** begin Data extract **
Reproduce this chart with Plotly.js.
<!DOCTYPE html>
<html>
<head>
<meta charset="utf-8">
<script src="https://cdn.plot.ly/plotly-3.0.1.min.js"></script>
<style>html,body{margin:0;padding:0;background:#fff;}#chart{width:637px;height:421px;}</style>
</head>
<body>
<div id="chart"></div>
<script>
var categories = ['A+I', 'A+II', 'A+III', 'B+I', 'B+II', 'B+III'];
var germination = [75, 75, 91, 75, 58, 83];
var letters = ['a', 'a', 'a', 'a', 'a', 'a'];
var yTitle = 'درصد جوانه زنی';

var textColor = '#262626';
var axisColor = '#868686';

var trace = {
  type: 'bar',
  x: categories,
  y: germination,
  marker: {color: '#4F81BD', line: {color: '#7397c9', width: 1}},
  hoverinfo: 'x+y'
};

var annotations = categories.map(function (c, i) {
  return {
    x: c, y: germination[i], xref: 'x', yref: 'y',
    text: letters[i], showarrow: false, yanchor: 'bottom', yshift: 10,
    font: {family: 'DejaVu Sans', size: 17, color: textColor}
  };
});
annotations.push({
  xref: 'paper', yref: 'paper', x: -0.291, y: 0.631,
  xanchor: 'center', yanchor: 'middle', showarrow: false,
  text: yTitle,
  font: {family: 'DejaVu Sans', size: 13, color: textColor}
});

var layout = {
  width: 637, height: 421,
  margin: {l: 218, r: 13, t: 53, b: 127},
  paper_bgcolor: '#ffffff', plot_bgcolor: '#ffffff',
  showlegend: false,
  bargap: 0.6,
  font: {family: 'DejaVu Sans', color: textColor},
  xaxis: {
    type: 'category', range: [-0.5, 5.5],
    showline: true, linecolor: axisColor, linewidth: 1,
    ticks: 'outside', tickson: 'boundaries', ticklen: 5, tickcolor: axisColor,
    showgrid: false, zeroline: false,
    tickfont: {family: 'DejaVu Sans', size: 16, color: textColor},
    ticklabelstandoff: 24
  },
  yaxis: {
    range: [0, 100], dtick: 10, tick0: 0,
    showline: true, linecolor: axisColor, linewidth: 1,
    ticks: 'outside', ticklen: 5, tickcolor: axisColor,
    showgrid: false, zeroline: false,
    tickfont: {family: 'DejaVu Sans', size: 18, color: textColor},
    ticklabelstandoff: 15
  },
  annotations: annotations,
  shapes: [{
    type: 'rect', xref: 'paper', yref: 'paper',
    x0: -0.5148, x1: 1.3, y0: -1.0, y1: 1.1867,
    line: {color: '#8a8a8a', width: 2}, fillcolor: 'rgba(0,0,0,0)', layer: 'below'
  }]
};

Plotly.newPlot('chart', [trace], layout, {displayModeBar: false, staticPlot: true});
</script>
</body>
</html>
** end Data extract **
Copy out the listing above, line by line and exactly, from its first line to the line holding "var axisColor = '#868686';", inclusive.

Reproduce this chart with Plotly.js.
<!DOCTYPE html>
<html>
<head>
<meta charset="utf-8">
<script src="https://cdn.plot.ly/plotly-3.0.1.min.js"></script>
<style>html,body{margin:0;padding:0;background:#fff;}#chart{width:637px;height:421px;}</style>
</head>
<body>
<div id="chart"></div>
<script>
var categories = ['A+I', 'A+II', 'A+III', 'B+I', 'B+II', 'B+III'];
var germination = [75, 75, 91, 75, 58, 83];
var letters = ['a', 'a', 'a', 'a', 'a', 'a'];
var yTitle = 'درصد جوانه زنی';

var textColor = '#262626';
var axisColor = '#868686';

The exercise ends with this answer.